Polyscriptor HTR Demo

Polyscriptor is a browser-based demo for handwritten text recognition (HTR) on historical Slavic manuscript material. This Hugging Face Space runs a constrained public version of the Polyscriptor FastAPI/Web interface.

The hosted demo is intended for quick inspection and teaching. It is not the full local research environment used for training, batch processing, GPU inference, or private manuscript collections.

Source Code

The public Polyscriptor source code is available on GitHub:

https://github.com/achimrabus/polyscriptor

This Hugging Face Space contains the curated hosted demo deployment. The GitHub repository contains the broader Polyscriptor codebase, including the web UI, engine plugins, segmentation code, training utilities, and local workflows.

What This Demo Supports

  • CRNN-CTC / PyLaia-inspired HTR presets for selected public model repositories.
  • User-supplied API keys for OpenAI, Gemini, Claude, and OpenWebUI-compatible endpoints.
  • Public model download from the Hugging Face Hub, primarily under achimrabus/*.
  • CPU-only inference.
  • Kraken Classical line segmentation, with HPP as a lightweight fallback.
  • Temporary image uploads during the active session.

Limitations

  • No private models are bundled with this Space.
  • API-based engines require users to paste their own API key in the browser form.
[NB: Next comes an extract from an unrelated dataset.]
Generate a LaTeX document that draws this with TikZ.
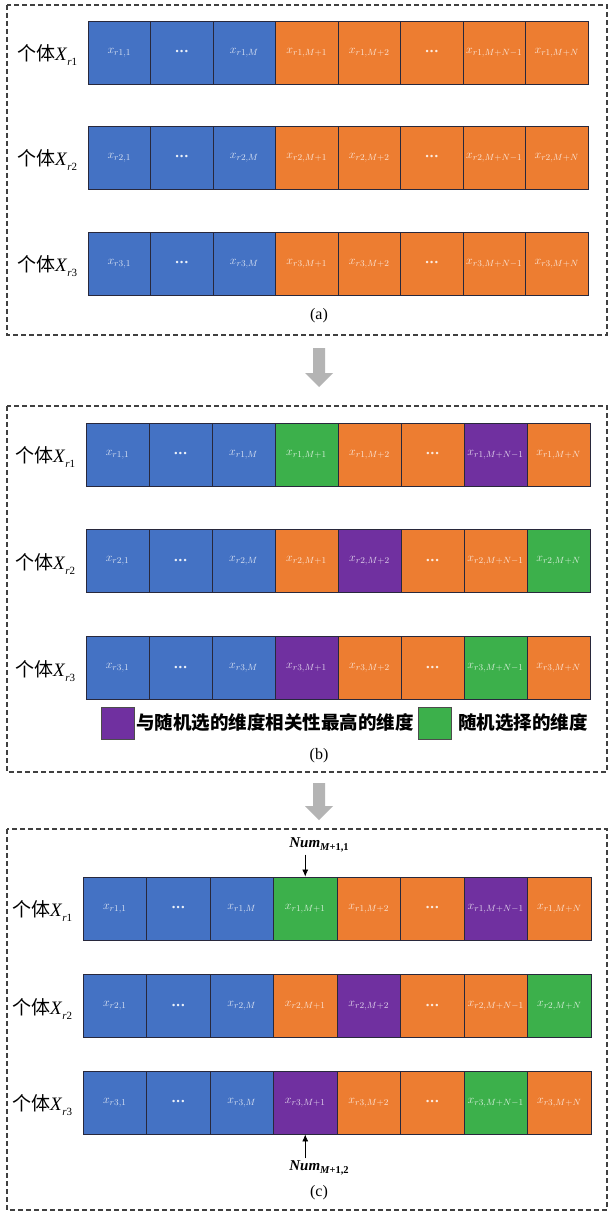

The Space does not ship with shared provider credentials.
  • Uploaded files are treated as temporary runtime data and are not part of the repository.
  • Large local GPU/VLM engines from the full Polyscriptor workflow are not enabled here.
  • Accuracy depends strongly on script, language, writing style, image quality, and segmentation quality.

Model Notes

The demo uses publicly available model presets. For best results, choose a model that matches the manuscript tradition as closely as possible. The current public Polyscriptor model cards are available at:

https://huggingface.co/achimrabus

Project Context

Polyscriptor is developed for historical HTR workflows, with a focus on Slavic manuscripts and reproducible comparison of OCR/HTR engines. The full development repository contains additional tooling for local use, training, evaluation, and batch processing; this Space contains only the hosted demo configuration.

Privacy

Do not upload sensitive or unpublished manuscript images unless you are comfortable processing them in a hosted public demo environment. The application uses temporary server-side files during processing, but this Space should be treated as a public demonstration service rather than a secure private workflow.

For API-based engines, provider keys are entered by the user at runtime. Do not commit keys to this repository or add them to the Space configuration unless you intend to provide a shared project credential.